Apr 15, 2015
Write Your Own Script
The research on unequal pay is clear. Women who graduate from elite MBA programs earn 93 cents on the dollar compared to their identically educated male colleagues, and they stand to miss out on hundreds of thousands of dollars over the course of their careers. In part, this is because women often choose not to negotiate their first job offer. What keeps them from doing so?
“They’re worried about the backlash,” says Leigh Thompson, a professor of management and organizations at the Kellogg School and an expert on negotiating strategies. By asking for more money, she says, women are in danger of being perceived as “pushy” or “ungrateful.”
Unfortunately, the research shows that the backlash effect is real: male evaluators penalize female candidates more than male candidates for initiating a negotiation. Thompson says this is possibly due to a broader gender stereotype, according to which men are perceived as both “agentic” and “relational”—that is, they are able to pursue their own career goals while maintaining workplace relationships. For women, there is a perceived trade-off. Forced to choose between their bank accounts and their reputations, women are left between a rock and a hard place.

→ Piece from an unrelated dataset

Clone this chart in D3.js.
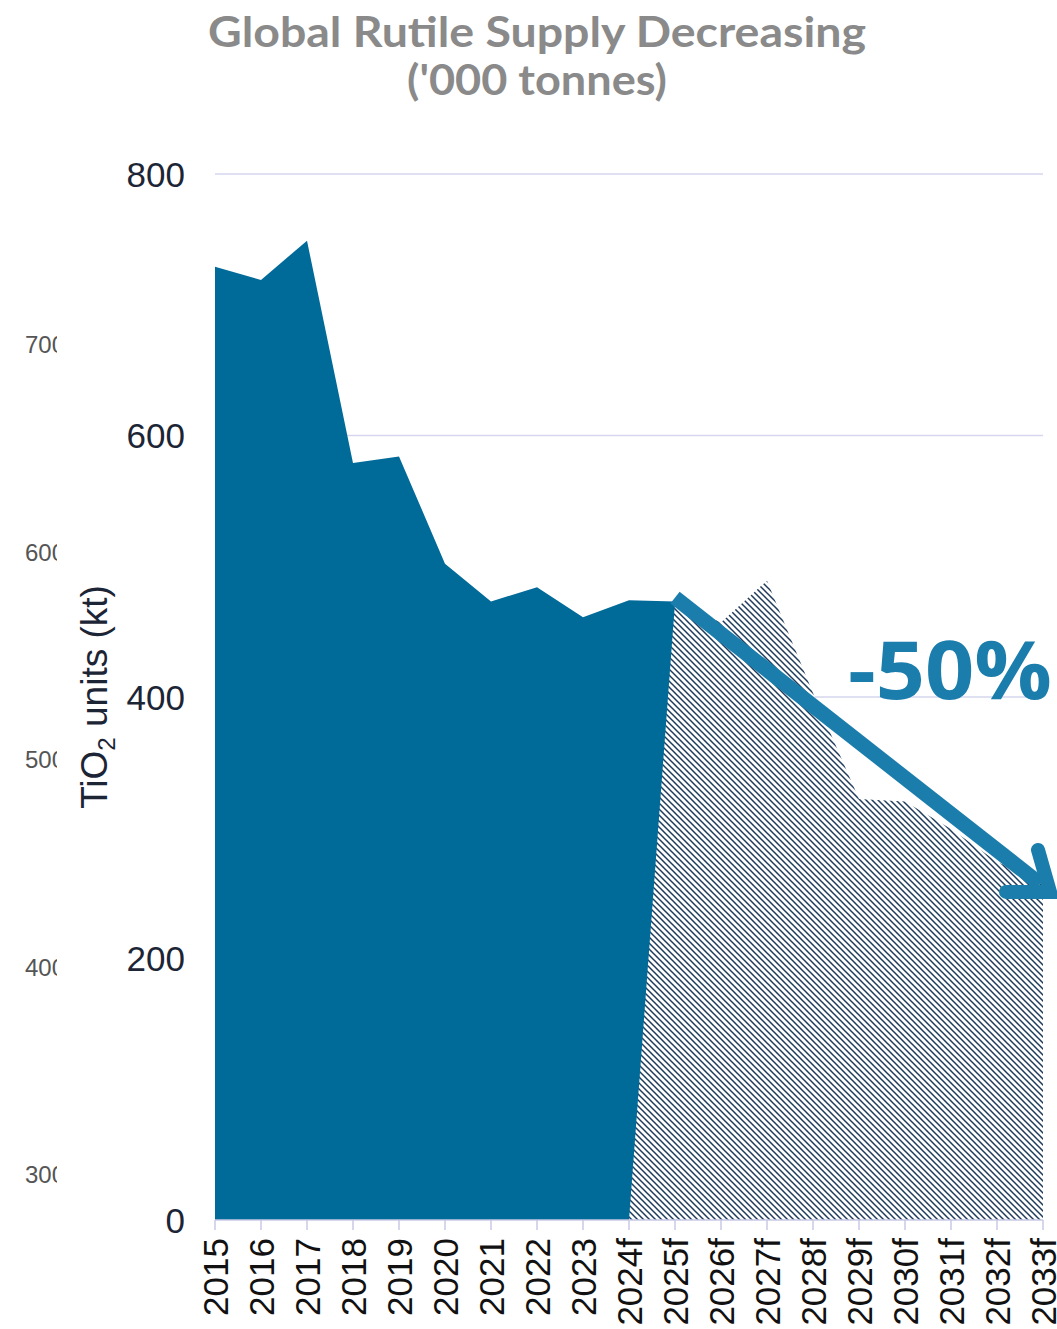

Thompson believes that women should not be afraid to negotiate. She says that while it is important to recognize that reputations are at stake and that women are often subject to an unfair bias, the backlash effect should not deter them from taking more initiative; her own career has benefitted from her decision to be agentic. “I guess what I’ve spent most of my time doing is choosing the hard place instead of the rock,” she says. Women do not always have control over workplace stereotypes, but they certainly have control over their own negotiation skills. “There are things you can change and things you can’t change. I focus on the things you can change.”
First, Thompson says, it is important to set appropriate goals. Research and plan your opening offer, know your market value, and remember that you are negotiating on behalf of your future self.
Also, when negotiating, it is important to do so in a way that emphasizes the benefits to the organization, and not just to yourself. “People in general are much more persuasive when they say, here is how I’m bringing value to the organization, and here’s what’s going to allow me to do that.”
Most importantly, women should choose to negotiate more often, rather than wait for the subject to come up. “One of my rules is never ask, ‘Is this negotiable?’ because that’s a yes or no question. It’s easy for people to say, ‘No, it’s not. Next question.’”
Being proactive is especially important because most interactions in the workplace are unscripted—what Thompson calls ambiguous negotiating situations. “Most negotiations are not as highly scripted as buying a house, buying a car, or meeting to discuss my salary,” Thompson says. “They are about other things in my life that can have a big impact on my subjective well-being.” Yet women do not take advantage of these ambiguous situations.
“I always tell females, you have to learn to write the script,” Especially, she says, now that we are moving into an economy where the job titles are changing constantly. As an example, Thompson points to Marne Levine, the COO of Instagram, whose job was inconceivable when she was just starting out. “Nobody gave her a script.”
“We can’t wait for the human brain to evolve,” Thompson says. “You’ve got to be the person who is helping people in the workplace define you.” This means choosing when to negotiate, knowing your own value, and making sure that your own personal policies are clear. “I think it’s really good to have policies, because then in moments of doubt, you can always say, ‘I’ve got to be true to my policies.’”
For Thompson, unequal pay is a problem that will not solve itself. “I know that most people would like to think that when it comes to gender, we’re all evolving. Well, no. Let’s not get comfortable. Because the minute we think it’s solved, we stop working on it.”